La Iglesia es un misterio

9 de septiembre de 2007


Publicado: BOA 2007, 414.


Al iniciar esta comunicación con los cristianos de Valladolid, y con cuantos quieran oírla en la COPE o leerla en los medios escritos, tengo en cuenta que la ciudad está en fiestas, y que estamos en los comienzos de un nuevo curso pastoral. ¿De qué hablar, pues, en estas circunstancias, tras el verano? Me gustaría no estar de componendas, sino recordar algo vital para los que seguimos a Jesús con una fe sin duda razonable, pero envuelta en el misterio de Cristo, el Hijo de Dios que se hizo carne.

La idea de un Dios-Hombre, antes de inquietar a tantos humanos que sueñan con ser hombres-Dios, choca violentamente con nuestro espíritu. Quiero decir que, aunque se le demuestre al hombre actual que no hay ninguna contradicción en que el Hijo de Dios se haya encarnado en las entrañas de María, esta realidad engendra en él estupor. Lo cual es normal. El anuncio de la cruz acaba por repelerle. ¡Dios nacido y crucificado! ¿A quién se le puede ocurrir semejante cosa? Ya lo decía san Pablo: «¡Escándalo para los judíos y locura para los griegos!».

Si nosotros, incluso los creyentes y practicantes, no sintiéramos el choque de este anuncio, ¿no sería quizá porque nuestra fe, aunque sea sincera y sólida, se ha embotado? ¿No sería que su contenido se ha endulzado a nuestros ojos, que la costumbre nos adormece, que ya no sabemos llegar en nuestra oración o en nuestra vida a una verdadera compasión? Estoy convencido de que, por tantas razones, la novedad de nuestra fe no es apreciada hoy, que no produce ya estupor ser cristiano, conocer a Cristo y encontrarse con Él ya no significa alegría profunda, paz intensa.

Pero todavía es más “escandalosa” y “loca” esta creencia en una Iglesia en la que no sólo lo divino y lo humano están unidos, sino en la que lo divino se nos ofrece obligatoriamente a través de lo “demasiado humano”. «¡Ah, no; esto ya es inaceptable!», piensan muchos. «Pues es así», hay que contestarles.
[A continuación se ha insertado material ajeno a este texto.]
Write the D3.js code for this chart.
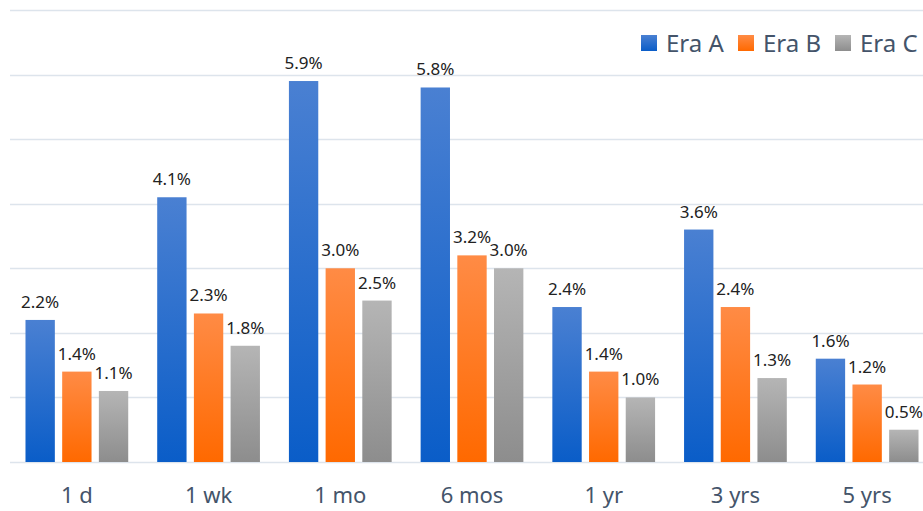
<!DOCTYPE html>
<html>
<head>
<meta charset="utf-8">
<script src="https://cdn.jsdelivr.net/npm/d3@7/dist/d3.min.js"></script>
<style>
  html, body { margin: 0; padding: 0; background: #fff; }
  svg { display: block; }
</style>
</head>
<body>
<svg id="chart" width="923" height="511"></svg>
<script>
// Holding periods and the share for each era, in percent
const categories = ["1 d", "1 wk", "1 mo", "6 mos", "1 yr", "3 yrs", "5 yrs"];
const seriesNames = ["Era A", "Era B", "Era C"];
const eraA = [2.2, 4.1, 5.9, 5.8, 2.4, 3.6, 1.6];
const eraB = [1.4, 2.3, 3.0, 3.2, 1.4, 2.4, 1.2];
const eraC = [1.1, 1.8, 2.5, 3.0, 1.0, 1.3, 0.5];
const yTicks = [0, 1, 2, 3, 4, 5, 6, 7];

const seriesValues = [eraA, eraB, eraC];
const palette = [
  { top: "#4a80d2", bottom: "#0a5dc8" },
  { top: "#ff8b45", bottom: "#ff6900" },
  { top: "#b5b5b5", bottom: "#8d8d8d" }
];

const svg = d3.select("#chart");
const margin = { left: 11, right: -10, top: 10, bottom: 49 };
const W = 923, H = 511;

const x = d3.scaleBand()
  .domain(categories)
  .range([margin.left, W - margin.right])
  .paddingInner(0.22)
  .paddingOuter(0.11);

const xs = d3.scaleBand()
  .domain(seriesNames)
  .range([0, x.bandwidth()])
  .paddingInner(0.2);

const y = d3.scaleLinear()
  .domain([0, 7])
  .range([H - margin.bottom, margin.top]);

// per-bar vertical gradients
const defs = svg.append("defs");
palette.forEach((p, i) => {
  const g = defs.append("linearGradient")
    .attr("id", "grad" + i)
    .attr("x1", 0).attr("y1", 0).attr("x2", 0).attr("y2", 1);
  g.append("stop").attr("offset", "0%").attr("stop-color", p.top);
  g.append("stop").attr("offset", "100%").attr("stop-color", p.bottom);
});

// horizontal gridlines
svg.append("g")
  .selectAll("line")
  .data(yTicks)
  .join("line")
  .attr("x1", 10).attr("x2", W)
  .attr("y1", d => Math.round(y(d)) + 0.5)
  .attr("y2", d => Math.round(y(d)) + 0.5)
  .attr("stroke", "#dde4ec")
  .attr("stroke-width", 1.5);

// bars
const rows = [];
categories.forEach((c, ci) => {
  seriesNames.forEach((s, si) => {
    rows.push({ cat: c, series: s, si, value: seriesValues[si][ci] });
  });
});

const groups = svg.append("g");
groups.selectAll("rect")
  .data(rows)
  .join("rect")
  .attr("x", d => x(d.cat) + xs(d.series))
  .attr("y", d => y(d.value))
  .attr("width", xs.bandwidth())
  .attr("height", d => y(0) - y(d.value))
  .attr("fill", d => `url(#grad${d.si})`);

// value labels
groups.selectAll("text")
  .data(rows)
  .join("text")
  .attr("x", d => x(d.cat) + xs(d.series) + xs.bandwidth() / 2)
  .attr("y", d => y(d.value) - 12)
  .attr("text-anchor", "middle")
  .attr("font-family", "Noto Sans, sans-serif")
  .attr("font-size", 17)
  .attr("fill", "#222")
  .text(d => d.value.toFixed(1) + "%");

// category axis
const xAxis = svg.append("g")
  .attr("transform", `translate(0,${y(0)})`)
  .call(d3.axisBottom(x).tickSize(0).tickPadding(25));
xAxis.select(".domain").remove();
xAxis.selectAll("text")
  .attr("font-family", "Noto Sans, sans-serif")
  .attr("font-size", 22)
  .attr("fill", "#44546a");

// legend
const legendX = [641, 738, 835];
const legend = svg.append("g")
  .selectAll("g")
  .data(seriesNames)
  .join("g")
  .attr("transform", (d, i) => `translate(${legendX[i]},35)`);
legend.append("rect")
  .attr("width", 16).attr("height", 16)
  .attr("fill", (d, i) => `url(#grad${i})`);
legend.append("text")
  .attr("x", 25).attr("y", 17)
  .attr("font-family", "Noto Sans, sans-serif")
  .attr("font-size", 24)
  .attr("fill", "#44546a")
  .text(d => d);
</script>
</body>
</html>
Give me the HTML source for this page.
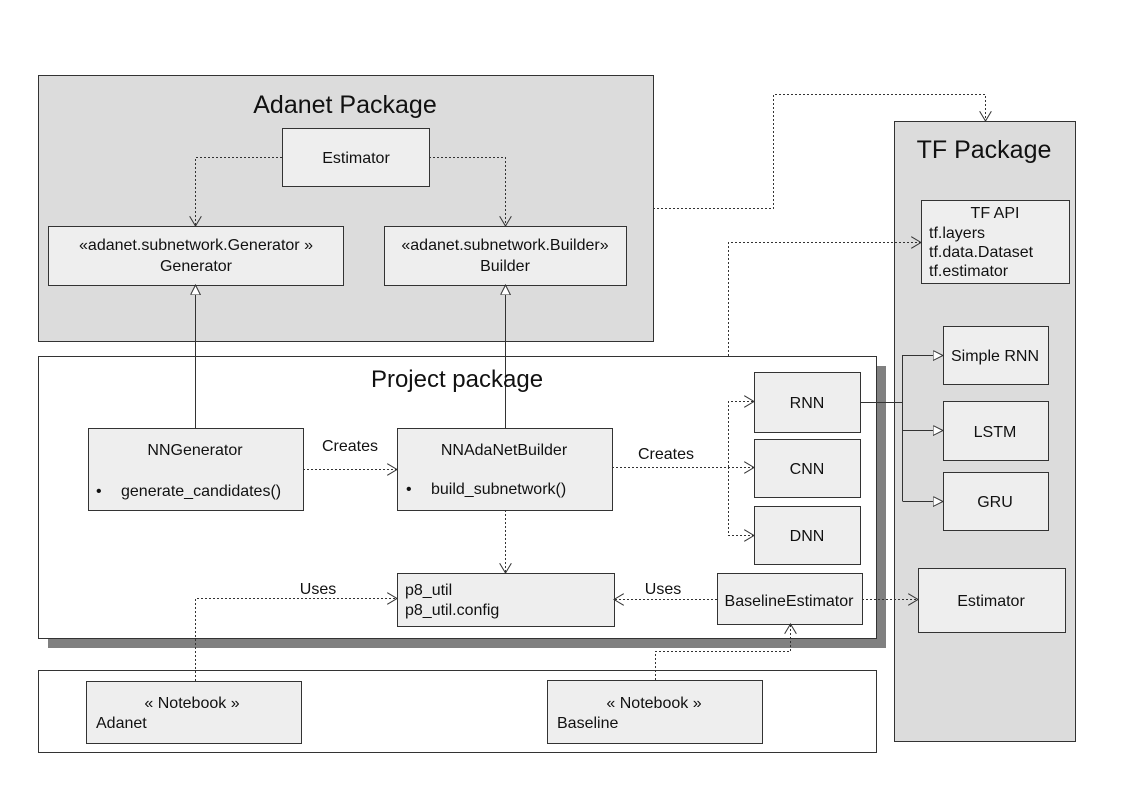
<!DOCTYPE html>
<html><head><meta charset="utf-8"><style>
html,body{margin:0;padding:0;background:#fff;}
svg{display:block;font-family:"Liberation Sans",sans-serif;}
</style></head><body>
<svg width="1123" height="794" viewBox="0 0 1123 794" xmlns="http://www.w3.org/2000/svg">
<defs>
<marker id="oa" markerWidth="12" markerHeight="12" refX="10" refY="6" orient="auto" markerUnits="userSpaceOnUse">
<path d="M0,0 L10,6 L0,12" fill="none" stroke="#333" stroke-width="1"/></marker>
<marker id="tri" markerWidth="12" markerHeight="12" refX="10" refY="5" orient="auto" markerUnits="userSpaceOnUse">
<path d="M0,0 L10,5 L0,10 Z" fill="#fff" stroke="#333" stroke-width="1"/></marker>
</defs>
<g stroke="#333" stroke-width="1">
<!-- Adanet package -->
<rect x="38.5" y="75.5" width="615" height="266" fill="#dcdcdc"/>
<!-- TF package -->
<rect x="894.5" y="121.5" width="181" height="620" fill="#dcdcdc"/>
<!-- Project package shadow -->
<rect x="48" y="366" width="838" height="282" fill="#808080" stroke="none"/>
<rect x="38.5" y="356.5" width="838" height="282" fill="#fff"/>
<rect x="38.5" y="670.5" width="838" height="82" fill="#fff"/>
<g fill="#eeeeee">
<rect x="282.5" y="128.5" width="147" height="58"/>
<rect x="48.5" y="226.5" width="295" height="59"/>
<rect x="384.5" y="226.5" width="242" height="59"/>
<rect x="88.5" y="428.5" width="215" height="82"/>
<rect x="397.5" y="428.5" width="215" height="82"/>
<rect x="754.5" y="372.5" width="106" height="60"/>
<rect x="754.5" y="439.5" width="106" height="58"/>
<rect x="754.5" y="506.5" width="106" height="58"/>
<rect x="397.5" y="573.5" width="217" height="53"/>
<rect x="717.5" y="573.5" width="145" height="51"/>
<rect x="86.5" y="681.5" width="215" height="62"/>
<rect x="547.5" y="680.5" width="215" height="63"/>
<rect x="921.5" y="200.5" width="148" height="83"/>
<rect x="943.5" y="326.5" width="105" height="58"/>
<rect x="943.5" y="401.5" width="105" height="59"/>
<rect x="943.5" y="472.5" width="105" height="58"/>
<rect x="918.5" y="568.5" width="147" height="64"/>
</g>
</g>
<g fill="none" stroke="#333" stroke-width="1">
<!-- dotted -->
<g stroke-dasharray="2,2">
<path d="M282,157.5 H195.5 V226" marker-end="url(#oa)"/>
<path d="M429,157.5 H505.5 V226" marker-end="url(#oa)"/>
<path d="M303,469.5 H397" marker-end="url(#oa)"/>
<path d="M612,467.5 H754" marker-end="url(#oa)"/>
<path d="M728.5,467 V401.5 H754" marker-end="url(#oa)"/>
<path d="M728.5,467 V535.5 H754" marker-end="url(#oa)"/>
<path d="M505.5,510 V573" marker-end="url(#oa)"/>
<path d="M717,599.5 H614" marker-end="url(#oa)"/>
<path d="M195.5,681 V598.5 H397" marker-end="url(#oa)"/>
<path d="M655.5,680 V651.5 H790.5 V624" marker-end="url(#oa)"/>
<path d="M862,599.5 H918" marker-end="url(#oa)"/>
<path d="M653,208.5 H773.5 V94.5 H985.5 V121" marker-end="url(#oa)"/>
<path d="M728.5,356 V242.5 H921" marker-end="url(#oa)"/>
</g>
<!-- solid -->
<path d="M195.5,428 V285" marker-end="url(#tri)"/>
<path d="M505.5,428 V285" marker-end="url(#tri)"/>
<path d="M860,402.5 H902.5"/>
<path d="M902.5,501 V355.5 H943" marker-end="url(#tri)"/>
<path d="M902.5,430.5 H943" marker-end="url(#tri)"/>
<path d="M902.5,501.5 H943" marker-end="url(#tri)"/>
</g>
<g fill="#111" font-size="16" text-anchor="middle">
<text x="345" y="113" font-size="25">Adanet Package</text>
<text x="984" y="158" font-size="25">TF Package</text>
<text x="457" y="387" font-size="24">Project package</text>
<text x="356" y="163">Estimator</text>
<text x="196" y="250">«adanet.subnetwork.Generator »</text>
<text x="196" y="271">Generator</text>
<text x="505" y="250">«adanet.subnetwork.Builder»</text>
<text x="505" y="271">Builder</text>
<text x="195" y="455">NNGenerator</text>
<text x="504" y="455">NNAdaNetBuilder</text>
<text x="350" y="451">Creates</text>
<text x="666" y="459">Creates</text>
<text x="807" y="408">RNN</text>
<text x="807" y="474">CNN</text>
<text x="807" y="541">DNN</text>
<text x="318" y="594">Uses</text>
<text x="663" y="594">Uses</text>
<text x="789" y="606">BaselineEstimator</text>
<text x="192" y="708">« Notebook »</text>
<text x="654" y="708">« Notebook »</text>
<text x="995" y="218">TF API</text>
<text x="995" y="361">Simple RNN</text>
<text x="995" y="437">LSTM</text>
<text x="995" y="507">GRU</text>
<text x="991" y="606">Estimator</text>
</g>
<g fill="#111" font-size="16">
<text x="96" y="496">•</text>
<text x="121" y="496">generate_candidates()</text>
<text x="406" y="494">•</text>
<text x="431" y="494">build_subnetwork()</text>
<text x="405" y="595">p8_util</text>
<text x="405" y="615">p8_util.config</text>
<text x="96" y="728">Adanet</text>
<text x="557" y="728">Baseline</text>
<text x="929" y="238">tf.layers</text>
<text x="929" y="257">tf.data.Dataset</text>
<text x="929" y="276">tf.estimator</text>
</g>
</svg>
</body></html>
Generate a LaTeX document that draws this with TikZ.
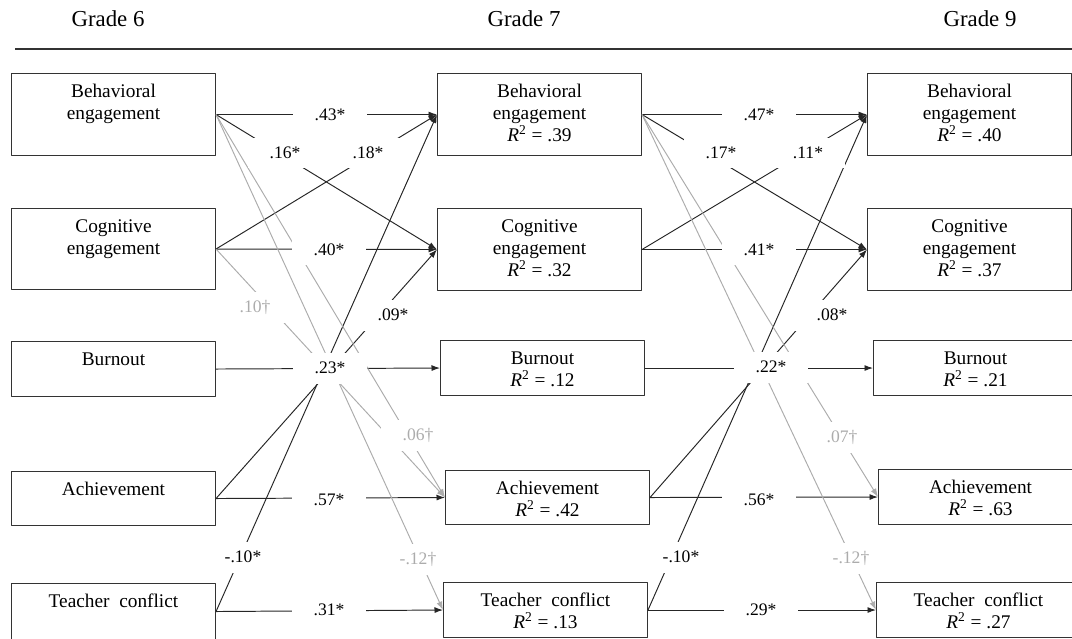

Pero si la Iglesia es en verdad “Jesús que continúa” en medio de nosotros, si es “Jesucristo manifestado y comunicado” hoy, los hombres y mujeres de la Iglesia, seglares o clérigos, no hemos heredado el privilegio que le hacía exclamar a Jesús atrevidamente: «¿Quién de vosotros me acusará de pecado?».

No. Estos hombres y mujeres que formamos la Iglesia podemos tener una comprensión mediocre de nuestro tiempo e incluso de las cosas eternas. Podemos ser mezquinos, demasiado humanos, pecadores. Se puede afirmar con toda verdad que si todo es contraste y paradoja en Jesucristo, más lo es todavía en su Iglesia... ¡Cuánto más que para contemplar a Cristo, será necesario, por consiguiente, para contemplar a la Iglesia sin escandalizarse, que la mirada se purifique y se transforme! Sí, porque confesamos con fuerza, aunque a veces no se comprenda, que la Iglesia es el testimonio permanente de Cristo. Ella es la presencia urgente, la presencia importuna de este Dios entre nosotros.

¡Ojalá lleguemos a comprender el misterio inefable de lo que ella es, nosotros que estamos en la Iglesia, nosotros que decimos que somos de la Iglesia! Ese Cristo y su Esposa, la Iglesia, es nuestro único tesoro, que queremos que muchos, todos, lo posean como nosotros lo poseemos. Así empezamos un curso nuevo: con este bendito escándalo y bendita locura.